- **PROVIDED DATA**
--
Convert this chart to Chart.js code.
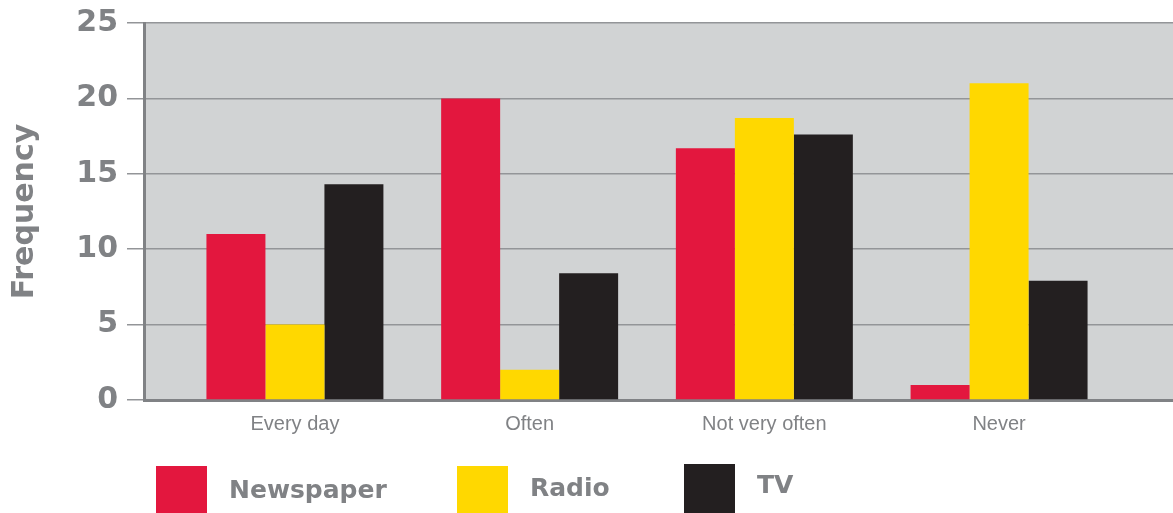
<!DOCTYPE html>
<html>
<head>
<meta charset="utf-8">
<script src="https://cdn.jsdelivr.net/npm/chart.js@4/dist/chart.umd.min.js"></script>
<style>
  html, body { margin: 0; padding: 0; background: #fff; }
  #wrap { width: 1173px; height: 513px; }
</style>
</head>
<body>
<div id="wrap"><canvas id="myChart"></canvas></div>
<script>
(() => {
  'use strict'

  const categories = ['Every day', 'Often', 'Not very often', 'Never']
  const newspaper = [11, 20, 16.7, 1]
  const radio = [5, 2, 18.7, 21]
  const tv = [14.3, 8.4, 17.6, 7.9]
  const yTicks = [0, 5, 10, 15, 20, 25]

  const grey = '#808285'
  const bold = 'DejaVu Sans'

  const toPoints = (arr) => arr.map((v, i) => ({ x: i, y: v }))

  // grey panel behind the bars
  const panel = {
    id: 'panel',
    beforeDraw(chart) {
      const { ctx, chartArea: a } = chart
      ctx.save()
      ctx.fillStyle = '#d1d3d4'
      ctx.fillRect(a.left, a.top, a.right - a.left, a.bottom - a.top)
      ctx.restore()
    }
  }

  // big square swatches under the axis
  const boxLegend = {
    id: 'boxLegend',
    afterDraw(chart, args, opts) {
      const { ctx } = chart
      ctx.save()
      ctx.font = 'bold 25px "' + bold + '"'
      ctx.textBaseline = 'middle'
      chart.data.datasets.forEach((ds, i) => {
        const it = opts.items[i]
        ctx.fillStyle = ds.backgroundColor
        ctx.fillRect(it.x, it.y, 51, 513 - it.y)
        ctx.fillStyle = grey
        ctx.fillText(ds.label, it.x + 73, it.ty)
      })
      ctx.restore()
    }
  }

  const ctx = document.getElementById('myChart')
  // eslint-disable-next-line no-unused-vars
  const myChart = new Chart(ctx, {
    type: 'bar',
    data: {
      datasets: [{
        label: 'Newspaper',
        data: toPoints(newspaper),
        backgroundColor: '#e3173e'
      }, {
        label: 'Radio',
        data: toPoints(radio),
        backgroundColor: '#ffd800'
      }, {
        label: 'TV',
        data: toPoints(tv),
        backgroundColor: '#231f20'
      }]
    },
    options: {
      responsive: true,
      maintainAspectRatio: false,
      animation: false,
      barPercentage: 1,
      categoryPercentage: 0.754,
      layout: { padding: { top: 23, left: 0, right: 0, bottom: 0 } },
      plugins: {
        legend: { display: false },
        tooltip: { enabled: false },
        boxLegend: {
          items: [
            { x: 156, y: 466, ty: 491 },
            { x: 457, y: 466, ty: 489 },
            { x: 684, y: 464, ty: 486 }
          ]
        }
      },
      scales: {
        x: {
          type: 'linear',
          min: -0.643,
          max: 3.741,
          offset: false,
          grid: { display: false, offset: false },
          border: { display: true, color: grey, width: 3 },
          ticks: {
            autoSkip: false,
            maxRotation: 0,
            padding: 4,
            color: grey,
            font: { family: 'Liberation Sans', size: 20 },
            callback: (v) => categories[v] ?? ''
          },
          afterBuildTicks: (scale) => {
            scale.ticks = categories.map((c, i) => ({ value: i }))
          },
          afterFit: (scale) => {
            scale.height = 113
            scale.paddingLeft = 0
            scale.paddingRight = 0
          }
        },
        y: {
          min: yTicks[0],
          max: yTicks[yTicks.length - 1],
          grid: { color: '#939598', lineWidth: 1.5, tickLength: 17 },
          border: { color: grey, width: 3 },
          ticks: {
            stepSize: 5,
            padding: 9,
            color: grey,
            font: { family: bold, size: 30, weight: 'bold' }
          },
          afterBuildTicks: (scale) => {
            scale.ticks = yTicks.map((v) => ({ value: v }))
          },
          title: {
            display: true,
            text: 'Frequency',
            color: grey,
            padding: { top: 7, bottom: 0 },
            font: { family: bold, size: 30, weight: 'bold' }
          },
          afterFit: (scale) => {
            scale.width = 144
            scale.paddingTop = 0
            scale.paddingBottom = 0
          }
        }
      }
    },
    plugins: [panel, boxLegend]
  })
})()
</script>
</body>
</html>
--
- **PROBLEM DETAILS**
Go from the first line of the data above to the line containing "const toPoints = (arr)" and retype exactly those lines, both included, but none of the pictures.

- **CORRECT RESPONSE**
Convert this chart to Chart.js code.
<!DOCTYPE html>
<html>
<head>
<meta charset="utf-8">
<script src="https://cdn.jsdelivr.net/npm/chart.js@4/dist/chart.umd.min.js"></script>
<style>
  html, body { margin: 0; padding: 0; background: #fff; }
  #wrap { width: 1173px; height: 513px; }
</style>
</head>
<body>
<div id="wrap"><canvas id="myChart"></canvas></div>
<script>
(() => {
  'use strict'

  const categories = ['Every day', 'Often', 'Not very often', 'Never']
  const newspaper = [11, 20, 16.7, 1]
  const radio = [5, 2, 18.7, 21]
  const tv = [14.3, 8.4, 17.6, 7.9]
  const yTicks = [0, 5, 10, 15, 20, 25]

  const grey = '#808285'
  const bold = 'DejaVu Sans'

  const toPoints = (arr) => arr.map((v, i) => ({ x: i, y: v }))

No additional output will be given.